Signals V2 “Cosmic” Data

The Signals V2 “Cosmic” dataset is officially released. Download it here.

Similar to the V5 Atlas dataset for the Numerai tournament, the Cosmic release focuses on universe expansion - including even more stocks than the Atlas dataset. We also substantially improved our numerai_ticker and the country feature column.

In the Atlas forum post, we showed v5 models perform much better than v4 models solely due to the larger universe. The case is similar for Signals V2 data. Here are the diagnostics for V1 example validation predictions scored against the V1 dataset:

And here are the diagnostics for V2 example predictions scored against the V2 dataset:

You can see that there is an increase in the mean and Sharpe for 3 of the primary metrics. No change to the model or training parameters, just a larger universe. Note: while churn of our example model does increase, we believe this is negligible and we know that churn is relatively easy to control.

Below, you can see that the ticker universe has greatly expanded from around 5000 stocks in recent years to well over 6000. This is at least a 20% increase for all eras in the last decade:

We’ve added several new countries to the dataset including Chile, China, Colombia, Egypt, India, Morocco, Peru, Qatar, Russia, and UAE. We also fixed several consistency issues with our ticker and country columns.
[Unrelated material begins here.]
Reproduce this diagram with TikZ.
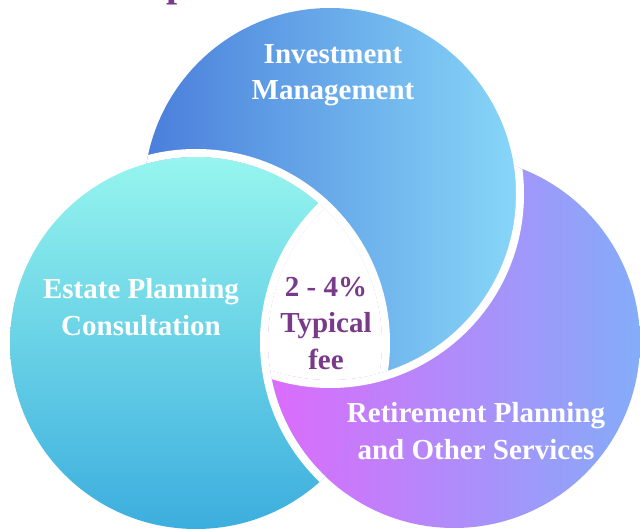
\documentclass[tikz,border=0pt]{standalone}
\usepackage{fontspec}
\setmainfont{Liberation Serif}
\usepackage{tikz}
\definecolor{invleft}{HTML}{4A7EDB}
\definecolor{invright}{HTML}{87D6F8}
\definecolor{esttop}{HTML}{96F5EE}
\definecolor{estbottom}{HTML}{3CAEDE}
\definecolor{retleft}{HTML}{DC6BFB}
\definecolor{retmid}{HTML}{B08CFA}
\definecolor{retright}{HTML}{84ACF9}
\definecolor{feepurple}{HTML}{7A3A8A}
\def\rad{186pt}
\def\ringrad{190pt}
\tikzset{ringgap/.style={draw=white, line width=8pt},
	invshade/.style={left color=invleft, right color=invright},
	estshade/.style={top color=esttop, bottom color=estbottom},
	retshade/.style={left color=retleft, right color=retright},
	retshadeb/.style={left color=retleft, middle color=retmid, right color=retright}}
\tikzstyle{caption}=[text=white, align=center,
font=\bfseries\fontsize{29}{36.5}\selectfont]
\tikzstyle{fee}=[caption, text=feepurple]

\begin{document}
\begin{tikzpicture}[x=1pt, y=-1pt]
	\useasboundingbox (0,0) rectangle (640,529);
	\coordinate (inv) at (330,194);
	\coordinate (est) at (196,343);
	\coordinate (ret) at (454,342);
	\shade[retshade] (ret) circle (\rad);
	\shade[invshade] (inv) circle (\rad);
	\shade[estshade] (est) circle (\rad);
	\begin{scope}
		\clip (est) circle (\rad);
		\shade[retshadeb] (ret) circle (\rad);
	\end{scope}
	\begin{scope}
		\clip (inv) circle (\rad);
		\clip (est) circle (\rad);
		\fill[white] (ret) circle (\rad);
	\end{scope}
	\begin{scope}
		\clip (inv) circle (\rad);
		\draw[ringgap] (est) circle (\ringrad);
	\end{scope}
	\begin{scope}
		\clip (est) circle (\rad);
		\draw[ringgap] (ret) circle (\ringrad);
	\end{scope}
	\begin{scope}
		\clip (ret) circle (\rad);
		\draw[ringgap] (inv) circle (\ringrad);
	\end{scope}
	\node[caption] (invlabel) at (333,75) {Investment\\Management};
	\node[caption] (estlabel) at (141,307) {Estate Planning\\Consultation};
	\node[caption] (retlabel) at (476,431) {Retirement Planning\\and Other Services};
	\node[fee] (feelabel) at (326,323) {2 - 4\%\\Typical\\fee};
	\node[fee, font=\bfseries\fontsize{40}{40}\selectfont, anchor=base west,
	inner sep=0pt] (heading) at (166,-3) {p};
\end{tikzpicture}
\end{document}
Countries now have consistent codes throughout the entire dataset, and notations such as shareclass are either made consistent or removed altogether if unnecessary.
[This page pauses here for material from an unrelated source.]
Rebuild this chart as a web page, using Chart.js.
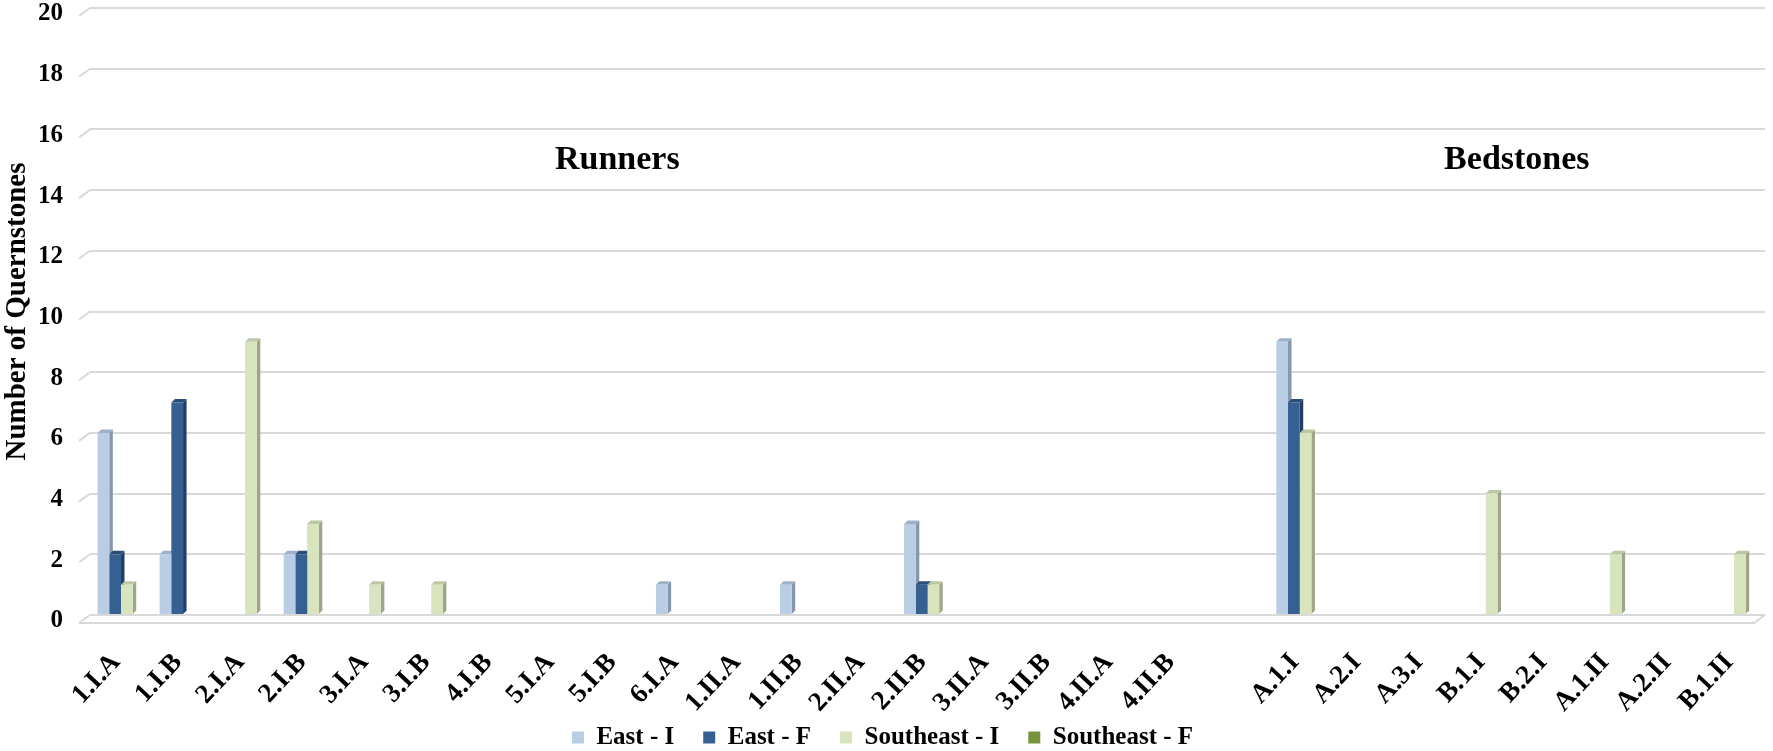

Signals V2 data will be used for Signals submissions starting Dec 3, 2024. Our records indicate this would not significantly affect the community since we do not require full coverage of the Signals universe.
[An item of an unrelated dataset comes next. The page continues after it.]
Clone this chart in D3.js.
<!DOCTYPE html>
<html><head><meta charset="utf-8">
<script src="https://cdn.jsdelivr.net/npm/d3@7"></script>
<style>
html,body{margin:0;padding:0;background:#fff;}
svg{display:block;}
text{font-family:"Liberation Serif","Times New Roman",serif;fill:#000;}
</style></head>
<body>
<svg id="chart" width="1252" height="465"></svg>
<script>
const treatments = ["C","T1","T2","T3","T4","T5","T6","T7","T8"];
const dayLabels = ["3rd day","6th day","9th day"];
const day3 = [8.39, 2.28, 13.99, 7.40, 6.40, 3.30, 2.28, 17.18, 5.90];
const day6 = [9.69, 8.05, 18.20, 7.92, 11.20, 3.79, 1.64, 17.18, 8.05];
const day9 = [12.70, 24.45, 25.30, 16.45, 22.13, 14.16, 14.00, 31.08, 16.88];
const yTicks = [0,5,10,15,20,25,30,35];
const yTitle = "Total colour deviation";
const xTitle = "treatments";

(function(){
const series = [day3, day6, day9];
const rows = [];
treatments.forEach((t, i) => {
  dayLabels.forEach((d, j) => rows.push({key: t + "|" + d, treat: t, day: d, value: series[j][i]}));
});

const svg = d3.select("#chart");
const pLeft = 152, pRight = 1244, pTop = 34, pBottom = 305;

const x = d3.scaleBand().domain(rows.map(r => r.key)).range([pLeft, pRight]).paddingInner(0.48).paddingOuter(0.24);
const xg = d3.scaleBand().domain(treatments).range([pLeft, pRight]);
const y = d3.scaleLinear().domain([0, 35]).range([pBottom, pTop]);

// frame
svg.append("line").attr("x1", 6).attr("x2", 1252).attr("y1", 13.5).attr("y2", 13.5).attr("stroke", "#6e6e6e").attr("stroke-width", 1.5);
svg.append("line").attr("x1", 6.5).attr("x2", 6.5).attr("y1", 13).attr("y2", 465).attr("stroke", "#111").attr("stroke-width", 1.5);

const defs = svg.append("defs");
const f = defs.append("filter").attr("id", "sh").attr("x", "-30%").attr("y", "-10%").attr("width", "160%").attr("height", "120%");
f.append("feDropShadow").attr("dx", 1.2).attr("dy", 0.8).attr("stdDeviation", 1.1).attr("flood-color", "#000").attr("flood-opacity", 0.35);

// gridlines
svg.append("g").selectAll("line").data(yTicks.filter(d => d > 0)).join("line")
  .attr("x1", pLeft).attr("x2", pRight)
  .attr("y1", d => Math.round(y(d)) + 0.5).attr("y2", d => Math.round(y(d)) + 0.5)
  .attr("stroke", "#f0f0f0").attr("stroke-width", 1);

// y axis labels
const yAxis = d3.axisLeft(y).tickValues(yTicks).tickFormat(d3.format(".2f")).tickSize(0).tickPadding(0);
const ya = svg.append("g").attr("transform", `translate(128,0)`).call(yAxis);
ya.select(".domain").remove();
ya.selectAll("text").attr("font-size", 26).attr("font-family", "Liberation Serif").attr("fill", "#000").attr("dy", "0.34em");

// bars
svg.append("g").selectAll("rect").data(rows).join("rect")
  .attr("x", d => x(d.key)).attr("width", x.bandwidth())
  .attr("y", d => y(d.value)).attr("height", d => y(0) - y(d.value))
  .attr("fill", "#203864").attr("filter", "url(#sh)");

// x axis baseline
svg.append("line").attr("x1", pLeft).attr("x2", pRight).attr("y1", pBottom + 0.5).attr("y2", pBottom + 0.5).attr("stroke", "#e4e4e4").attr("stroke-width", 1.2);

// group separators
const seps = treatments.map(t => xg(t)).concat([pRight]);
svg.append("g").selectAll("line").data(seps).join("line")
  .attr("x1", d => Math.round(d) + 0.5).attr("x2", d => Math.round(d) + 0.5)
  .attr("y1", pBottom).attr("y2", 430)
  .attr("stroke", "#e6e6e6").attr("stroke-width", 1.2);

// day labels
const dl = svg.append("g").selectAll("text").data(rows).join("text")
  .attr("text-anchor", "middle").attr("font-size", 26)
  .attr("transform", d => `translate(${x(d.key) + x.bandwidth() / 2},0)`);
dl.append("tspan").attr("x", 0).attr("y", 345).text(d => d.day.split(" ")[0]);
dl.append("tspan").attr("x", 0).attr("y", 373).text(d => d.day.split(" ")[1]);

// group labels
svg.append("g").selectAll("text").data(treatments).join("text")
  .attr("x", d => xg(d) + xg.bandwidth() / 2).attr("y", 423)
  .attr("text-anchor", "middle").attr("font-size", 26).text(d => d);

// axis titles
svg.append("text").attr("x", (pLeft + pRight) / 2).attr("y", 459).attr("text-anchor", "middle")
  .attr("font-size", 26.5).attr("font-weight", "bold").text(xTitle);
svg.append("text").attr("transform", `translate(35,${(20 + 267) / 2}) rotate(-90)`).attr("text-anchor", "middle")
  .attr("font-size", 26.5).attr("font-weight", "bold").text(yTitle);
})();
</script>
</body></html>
Signals V2 data will be used for Signals scores in rounds starting on or after Jan 1, 2025.

Furthermore, with this release we are officially deprecating Signals V0, V1, and the ticker map files. These files have been de-listed from the website, but we will allow users to continue downloading these files via the API until Jan 1, 2025. On this date, these files will be removed and will no longer be available for download. They will not be updated each round and the historical files will be deleted. We are unable to provide alternatives.

3 Likes

What is the process for switching over the below CSV files to this new V2 dataset? Will the v2 version be a different S3 path or the same?

AWS_BASE_URL = ‘https://numerai-signals-public-data.s3-us-west-2.amazonaws.com
SIGNALS_UNIVERSE = f’{AWS_BASE_URL}/latest_universe.csv’
SIGNALS_TICKER_MAP = f’{AWS_BASE_URL}/signals_ticker_map_w_bbg.csv’
SIGNALS_TARGETS = f’{AWS_BASE_URL}/signals_train_val_bbg.csv’

Dear Numer.ai,

I am writing to suggest the creation of an ETF (Exchange-Traded Fund) based on your hedge fund. This would allow smaller investors, including the Numer.ai community, to invest in your fund and potentially benefit from its success.

I believe this would be a mutually beneficial opportunity, providing greater access to your fund while also expanding your investor base.

Thank you for considering this suggestion. I look forward to hearing your thoughts.

Sincerely,
Yan

You can get the universe from the live.parquet file. We are unable to provide equivalents for the ticker map files.

I am currently using the opensignals to pull data from Yahoo. Is anyone working to update this package to work with v2 data? I am looking at the new live.parquet file and without a yahoo column, I am unsure how to correctly pull data from Yahoo.